§ Goal of the exercise
Output the data word for word, dropping every image.

§ Data provided
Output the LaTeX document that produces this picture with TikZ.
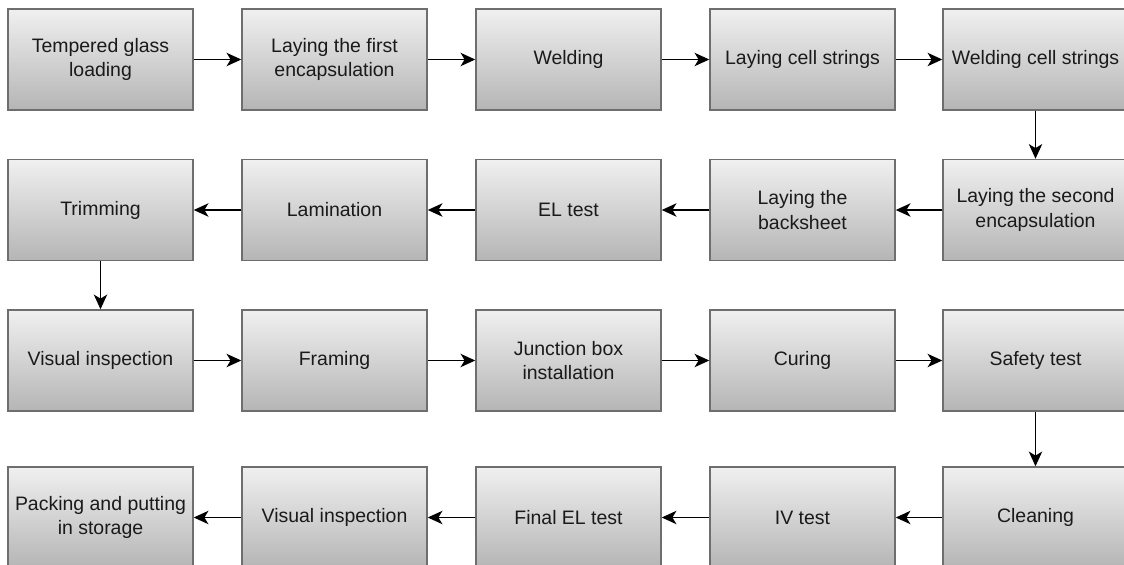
\documentclass[tikz,border=0pt]{standalone}
\usepackage{fontspec}
\setmainfont{Liberation Sans}
\usetikzlibrary{arrows.meta}
\definecolor{boxtop}{HTML}{F0F0F0}
\definecolor{boxbot}{HTML}{B5B5B5}
\definecolor{boxline}{HTML}{6E6E6E}
\definecolor{txt}{HTML}{1A1A1A}
\tikzset{
  stepbox/.style={draw=boxline, line width=1.1pt, top color=boxtop, bottom color=boxbot,
    minimum width=138.75pt, minimum height=75.75pt, inner sep=0pt, align=center,
    text=txt, font=\fontsize{14.6}{18.5}\selectfont},
  flow/.style={draw=black, line width=1.2pt, -{Stealth[length=11pt,width=10pt,inset=3pt]}}
}
\begin{document}
\begin{tikzpicture}[x=0.75pt,y=-0.75pt]
\useasboundingbox (0,0) rectangle (1124,564);
\clip (0,0) rectangle (1124,564);
\fill[white] (0,0) rectangle (1124,564);
% row 1
\node[stepbox] (a1) at (100.5,59.5) {Tempered glass\\loading};
\node[stepbox] (a2) at (334.5,59.5) {Laying the first\\encapsulation};
\node[stepbox] (a3) at (568.5,59.5) {Welding};
\node[stepbox] (a4) at (802.5,59.5) {Laying cell strings};
\node[stepbox] (a5) at (1035.5,59.5) {Welding cell strings};
% row 2
\node[stepbox] (b5) at (1035.5,210) {Laying the second\\encapsulation};
\node[stepbox] (b4) at (802.5,210) {Laying the\\backsheet};
\node[stepbox] (b3) at (568.5,210) {EL test};
\node[stepbox] (b2) at (334.5,210) {Lamination};
\node[stepbox] (b1) at (100.5,210) {Trimming};
% row 3
\node[stepbox] (c1) at (100.5,360.5) {Visual inspection};
\node[stepbox] (c2) at (334.5,360.5) {Framing};
\node[stepbox] (c3) at (568.5,360.5) {Junction box\\installation};
\node[stepbox] (c4) at (802.5,360.5) {Curing};
\node[stepbox] (c5) at (1035.5,360.5) {Safety test};
% row 4
\node[stepbox] (d5) at (1035.5,517.5) {Cleaning};
\node[stepbox] (d4) at (802.5,517.5) {IV test};
\node[stepbox] (d3) at (568.5,517.5) {Final EL test};
\node[stepbox] (d2) at (334.5,517.5) {Visual inspection};
\node[stepbox] (d1) at (100.5,517.5) {Packing and putting\\in storage};
% connectors
\draw[flow] (a1) -- (a2);
\draw[flow] (a2) -- (a3);
\draw[flow] (a3) -- (a4);
\draw[flow] (a4) -- (a5);
\draw[flow] (a5) -- (b5);
\draw[flow] (b5) -- (b4);
\draw[flow] (b4) -- (b3);
\draw[flow] (b3) -- (b2);
\draw[flow] (b2) -- (b1);
\draw[flow] (b1) -- (c1);
\draw[flow] (c1) -- (c2);
\draw[flow] (c2) -- (c3);
\draw[flow] (c3) -- (c4);
\draw[flow] (c4) -- (c5);
\draw[flow] (c5) -- (d5);
\draw[flow] (d5) -- (d4);
\draw[flow] (d4) -- (d3);
\draw[flow] (d3) -- (d2);
\draw[flow] (d2) -- (d1);
\end{tikzpicture}
\end{document}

§ Response
Output the LaTeX document that produces this picture with TikZ.
\documentclass[tikz,border=0pt]{standalone}
\usepackage{fontspec}
\setmainfont{Liberation Sans}
\usetikzlibrary{arrows.meta}
\definecolor{boxtop}{HTML}{F0F0F0}
\definecolor{boxbot}{HTML}{B5B5B5}
\definecolor{boxline}{HTML}{6E6E6E}
\definecolor{txt}{HTML}{1A1A1A}
\tikzset{
  stepbox/.style={draw=boxline, line width=1.1pt, top color=boxtop, bottom color=boxbot,
    minimum width=138.75pt, minimum height=75.75pt, inner sep=0pt, align=center,
    text=txt, font=\fontsize{14.6}{18.5}\selectfont},
  flow/.style={draw=black, line width=1.2pt, -{Stealth[length=11pt,width=10pt,inset=3pt]}}
}
\begin{document}
\begin{tikzpicture}[x=0.75pt,y=-0.75pt]
\useasboundingbox (0,0) rectangle (1124,564);
\clip (0,0) rectangle (1124,564);
\fill[white] (0,0) rectangle (1124,564);
% row 1
\node[stepbox] (a1) at (100.5,59.5) {Tempered glass\\loading};
\node[stepbox] (a2) at (334.5,59.5) {Laying the first\\encapsulation};
\node[stepbox] (a3) at (568.5,59.5) {Welding};
\node[stepbox] (a4) at (802.5,59.5) {Laying cell strings};
\node[stepbox] (a5) at (1035.5,59.5) {Welding cell strings};
% row 2
\node[stepbox] (b5) at (1035.5,210) {Laying the second\\encapsulation};
\node[stepbox] (b4) at (802.5,210) {Laying the\\backsheet};
\node[stepbox] (b3) at (568.5,210) {EL test};
\node[stepbox] (b2) at (334.5,210) {Lamination};
\node[stepbox] (b1) at (100.5,210) {Trimming};
% row 3
\node[stepbox] (c1) at (100.5,360.5) {Visual inspection};
\node[stepbox] (c2) at (334.5,360.5) {Framing};
\node[stepbox] (c3) at (568.5,360.5) {Junction box\\installation};
\node[stepbox] (c4) at (802.5,360.5) {Curing};
\node[stepbox] (c5) at (1035.5,360.5) {Safety test};
% row 4
\node[stepbox] (d5) at (1035.5,517.5) {Cleaning};
\node[stepbox] (d4) at (802.5,517.5) {IV test};
\node[stepbox] (d3) at (568.5,517.5) {Final EL test};
\node[stepbox] (d2) at (334.5,517.5) {Visual inspection};
\node[stepbox] (d1) at (100.5,517.5) {Packing and putting\\in storage};
% connectors
\draw[flow] (a1) -- (a2);
\draw[flow] (a2) -- (a3);
\draw[flow] (a3) -- (a4);
\draw[flow] (a4) -- (a5);
\draw[flow] (a5) -- (b5);
\draw[flow] (b5) -- (b4);
\draw[flow] (b4) -- (b3);
\draw[flow] (b3) -- (b2);
\draw[flow] (b2) -- (b1);
\draw[flow] (b1) -- (c1);
\draw[flow] (c1) -- (c2);
\draw[flow] (c2) -- (c3);
\draw[flow] (c3) -- (c4);
\draw[flow] (c4) -- (c5);
\draw[flow] (c5) -- (d5);
\draw[flow] (d5) -- (d4);
\draw[flow] (d4) -- (d3);
\draw[flow] (d3) -- (d2);
\draw[flow] (d2) -- (d1);
\end{tikzpicture}
\end{document}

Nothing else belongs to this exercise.